I am stuck with this problem:
Consider $A:=\{x\in \mathbb R : x > 0\}$. Let $b\in A$ an irrational and $N\in\mathbb N$. Then there are finitely many rationals $r=p/q$, with $p,q$ coprime and $0<q\leq N$, in the interval $(b-1,b+1)$.
I understand it intuitively but I am not sure that my proof is correct.
Attempt of proof:
If $r=\frac{p}{q}\in(b-1+b+1)$ with $p,q$ coprime and $0<q\leq N$, then $$b-1\leq \frac{p}{q}\leq b+1,$$ so $$q(b-1)\leq p \leq q(b+1).$$ Question 1: Does this mean that $p$ is an integer with a finite number of values in the interval $\big(q(b-1), q(b+1)\big)$?
Question 2: Also since $q$ is such that $0<q\leq N$,can we conclude that there are finitely many rational $r=\frac{p}{q}\in(b-1,b+1)$ with $0<q\leq N$?
Can anybody help me please?

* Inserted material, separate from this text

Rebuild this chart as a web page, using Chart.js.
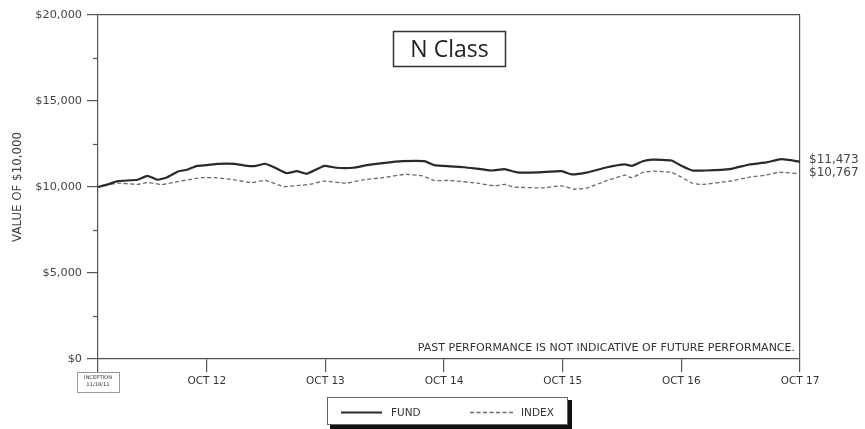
<!DOCTYPE html>
<html>
<head>
<meta charset="utf-8">
<script src="https://cdn.jsdelivr.net/npm/chart.js@4.4.1/dist/chart.umd.min.js"></script>
<style>
html,body{margin:0;padding:0;background:#fff;}
#wrap{width:865px;height:429px;position:relative;}
</style>
</head>
<body>
<div id="wrap"><canvas id="c" width="865" height="429"></canvas></div>
<script>
// ---- Data (months since inception 11/18/11, value of $10,000) ----
const fundMonths = [0,1,2,4,5,6,7,8.1,9,10,11,12.1,13.8,15.1,16,16.9,17.9,19.1,20.1,21.1,22.9,24.1,25.8,27.2,28.8,30.8,33,34,35.6,37.1,39.8,41.1,42.4,44.5,46.9,47.9,49.5,51.5,53.3,54,55.1,56.1,58,59,60.1,61.5,63.9,65.9,67.6,69.1,71];
const fundValues = [10000,10150,10340,10420,10650,10420,10570,10900,11000,11230,11270,11350,11350,11230,11230,11350,11120,10800,10920,10770,11230,11120,11120,11270,11390,11500,11500,11270,11200,11150,10960,11040,10850,10850,10920,10730,10850,11150,11310,11230,11500,11590,11540,11230,10960,10960,11040,11310,11430,11620,11473];
const indexMonths = [0,2,4,5,6.4,7.8,9.1,10.5,11.8,13.8,15.5,16.9,18.8,20.4,21.4,22.9,25.1,26.8,28.8,31,32.8,34,35.6,38.4,40.1,41.1,42.1,44.9,46.9,48.2,49.5,51.5,53.3,54,55.1,56.1,58,59,60.1,61.1,63.9,65.9,67.6,68.9,71];
const indexValues = [10000,10220,10150,10260,10150,10280,10420,10540,10540,10420,10260,10380,10030,10100,10150,10340,10220,10420,10540,10730,10650,10380,10380,10220,10070,10150,10000,9950,10070,9870,9950,10380,10690,10540,10850,10920,10850,10570,10220,10150,10340,10570,10690,10850,10767];
const xTickMonths = [0,11,23,35,47,59,71];
const xTickLabels = [['INCEPTION','11/18/11'],'OCT 12','OCT 13','OCT 14','OCT 15','OCT 16','OCT 17'];
const yMajorTicks = [0,5000,10000,15000,20000];
const yMinorTicks = [2500,7500,12500,17500];
const seriesNames = ['FUND','INDEX'];
const endLabels = ['$11,473','$10,767'];
const chartTitle = 'N Class';
const yTitle = 'VALUE OF $10,000';
const disclaimer = 'PAST PERFORMANCE IS NOT INDICATIVE OF FUTURE PERFORMANCE.';

const FONT = "'DejaVu Sans', sans-serif";
const TFONT = "'Open Sans', 'DejaVu Sans', sans-serif";
const AXIS = '#555';

function pts(xs, ys){ return xs.map((x,i)=>({x:x, y:ys[i]})); }

const decor = {
  id:'decor',
  afterDraw(chart){
    const ctx = chart.ctx, xs = chart.scales.x, ys = chart.scales.y;
    ctx.save();
    // minor y ticks
    ctx.strokeStyle = AXIS; ctx.lineWidth = 1.2;
    yMinorTicks.forEach(v=>{
      const py = Math.round(ys.getPixelForValue(v))+0.5;
      ctx.beginPath(); ctx.moveTo(xs.left-5, py); ctx.lineTo(xs.left, py); ctx.stroke();
    });
    // inception box
    const ix = xs.getPixelForValue(xTickMonths[0]);
    ctx.strokeStyle = '#999'; ctx.lineWidth = 1;
    ctx.strokeRect(Math.round(ix-21)+0.5, 372.5, 42, 20);
    // end labels
    ctx.fillStyle = '#444'; ctx.font = '12px '+FONT;
    ctx.textAlign = 'left'; ctx.textBaseline = 'middle';
    const fy = ys.getPixelForValue(fundValues[fundValues.length-1]);
    const iy = ys.getPixelForValue(indexValues[indexValues.length-1]);
    ctx.fillText(endLabels[0], xs.right+9, fy-2);
    ctx.fillText(endLabels[1], xs.right+9, iy-1);
    // disclaimer
    ctx.font = '11px '+FONT; ctx.textAlign='right'; ctx.fillStyle='#333';
    ctx.fillText(disclaimer, xs.right-5, ys.bottom-11);
    // title box
    ctx.fillStyle='#fff'; ctx.fillRect(393,31,113,36);
    ctx.strokeStyle='#333'; ctx.lineWidth=1.5; ctx.strokeRect(393.5,31.5,112,35);
    ctx.fillStyle='#222'; ctx.font='23px '+TFONT; ctx.textAlign='center'; ctx.textBaseline='middle';
    ctx.fillText(chartTitle, 449.5, 50);
    // legend box
    ctx.fillStyle='#111'; ctx.fillRect(330,400,242,29);
    ctx.fillStyle='#fff'; ctx.fillRect(327,397,241,28);
    ctx.strokeStyle='#666'; ctx.lineWidth=1; ctx.strokeRect(327.5,397.5,240,27);
    const ds = chart.data.datasets;
    ctx.lineWidth = ds[0].borderWidth; ctx.strokeStyle = ds[0].borderColor; ctx.setLineDash([]);
    ctx.beginPath(); ctx.moveTo(341,412.5); ctx.lineTo(382,412.5); ctx.stroke();
    ctx.lineWidth = ds[1].borderWidth; ctx.strokeStyle = ds[1].borderColor; ctx.setLineDash(ds[1].borderDash);
    ctx.beginPath(); ctx.moveTo(470,412.5); ctx.lineTo(513,412.5); ctx.stroke();
    ctx.setLineDash([]);
    ctx.fillStyle='#333'; ctx.font='10.5px '+FONT; ctx.textAlign='left'; ctx.textBaseline='middle';
    ctx.fillText(seriesNames[0], 391, 413);
    ctx.fillText(seriesNames[1], 521, 413);
    ctx.restore();
  }
};

new Chart(document.getElementById('c'), {
  type:'line',
  data:{
    datasets:[
      {label:seriesNames[0], data:pts(fundMonths,fundValues), borderColor:'#2a2a2a', borderWidth:2.2, pointRadius:0, tension:0.15, fill:false},
      {label:seriesNames[1], data:pts(indexMonths,indexValues), borderColor:'#6a6a6a', borderWidth:1.3, borderDash:[4,2.5], pointRadius:0, tension:0.15, fill:false}
    ]
  },
  options:{
    responsive:false, animation:false, devicePixelRatio:1,
    layout:{padding:{left:0,right:65,top:15,bottom:0}},
    plugins:{legend:{display:false}, tooltip:{enabled:false}},
    scales:{
      x:{
        type:'linear', min:0, max:71,
        afterBuildTicks(s){ s.ticks = xTickMonths.map(v=>({value:v})); },
        afterFit(s){ s.height = 70; },
        ticks:{
          autoSkip:false, maxRotation:0, padding:3,
          callback:(v,i)=>xTickLabels[i],
          color:'#333',
          font:(c)=> c.index===0 ? {family:FONT,size:5.2} : {family:FONT,size:10.5}
        },
        grid:{
          drawOnChartArea:true, tickLength:13, lineWidth:1.2,
          color:(c)=> (c.tick && c.tick.value===71) ? AXIS : 'rgba(0,0,0,0)',
          tickColor:AXIS
        },
        border:{display:true, color:AXIS, width:1.2}
      },
      y:{
        min:0, max:20000,
        afterBuildTicks(s){ s.ticks = yMajorTicks.map(v=>({value:v})); },
        afterFit(s){ s.width = 98; },
        ticks:{
          padding:5, color:'#444', font:{family:FONT,size:11.3},
          callback:(v)=>'$'+v.toLocaleString('en-US')
        },
        title:{display:true, text:yTitle, color:'#444', font:{family:FONT,size:11.8}, padding:{top:11,bottom:0}},
        grid:{
          drawOnChartArea:true, tickLength:11, lineWidth:1.2,
          color:(c)=> (c.tick && c.tick.value===20000) ? AXIS : 'rgba(0,0,0,0)',
          tickColor:AXIS
        },
        border:{display:true, color:AXIS, width:1.2}
      }
    }
  },
  plugins:[decor]
});
</script>
</body>
</html>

Any feedback will be appreciated. Thanks in advanced.
There's a lot of obfuscation and apparently irrelevant information. But I think they put it in there to make the proof easier (in their minds....)
If $b$ is irrational than $b\pm 1$ are not integers and between $b$ and $b+1$ there is exactly $1$ integer (it is $\lceil b \rceil$) and between $b-1$ and $b$ there is exactly one integer (it is $\lfloor b \rfloor$), so between $b-1$ and $b+1$ there is exactly $2$ integers.
And if $b$ is irrational then $q(b-1)$ and $q(b+1)$ are not integers and between those two points there are exactly $2q$ integers. [Because between $bq$ and $bq+q$ there are $q$ integers ($\lceil bq \rceil$, $\lceil bq+1 \rceil, ..... \lceil bq + (q-1)\rceil$) and between $bq-q$ there are $q$ integers ($\lfloor bq \rfloor$, $\lfloor bq+1 \rfloor, ..... \lfloor bq + (q-1)\rfloor$
SO the total number of rational numbers of the form $\frac pq$ where $p, q: q\le N$ are relatively prime is less than or equal to the number of integers in each of the intervals $(q(b-1), q(b+1))$ and for each interval there are exactly $2q$ integers so the total number of integers is $\sum_{q=1}^N 2q$ and the number of rational numbers of the $p,1: q\le N$ are relatively prime are less that $\sum_{q=1}^N 2q$ which is clearly finite.
.....
But we don't need all that superfluous information.
Given any interval $(u, w)$ there are only a finite number of integers. Why? Actually how much detail one needs to go to depends on the level of mathematics. Argument one: The distance between two integers is $1$ so if any interval with $N$ integers must have a length of at least $N\times 1 = N$. So any interval with infinite integers in it must be infinite length. So any finite interval has a finite number if integers. Argument two: Let $(u,w)$ be an interval. Let $N_1 < u$ and $N_2 > w$. Then all integers in the interval are all between $N_1$ and $N_2$ and there are only a finite number of such intervals. Such arguments are not actually proofs as they make assumptions that must be proven.
So for any interval $(u,v)$ there are a finite number of integers in it. Call that number $M_1$.
For any $\frac pq$ so that $q \le$ then $u < \frac pq < w \iff qu < p < qw$. And in the interval $(qu,qw)$ there are only a finite number of integers in it. Call that number $M_q$.
So the total number of $p::q$ pairs so that $u < \frac pq < w$ and $q \le N$ is $M_1 + M_2 + ..... +M_N$ which is clearly finite. And we also need $p,q$ relatively prime there are even fewer.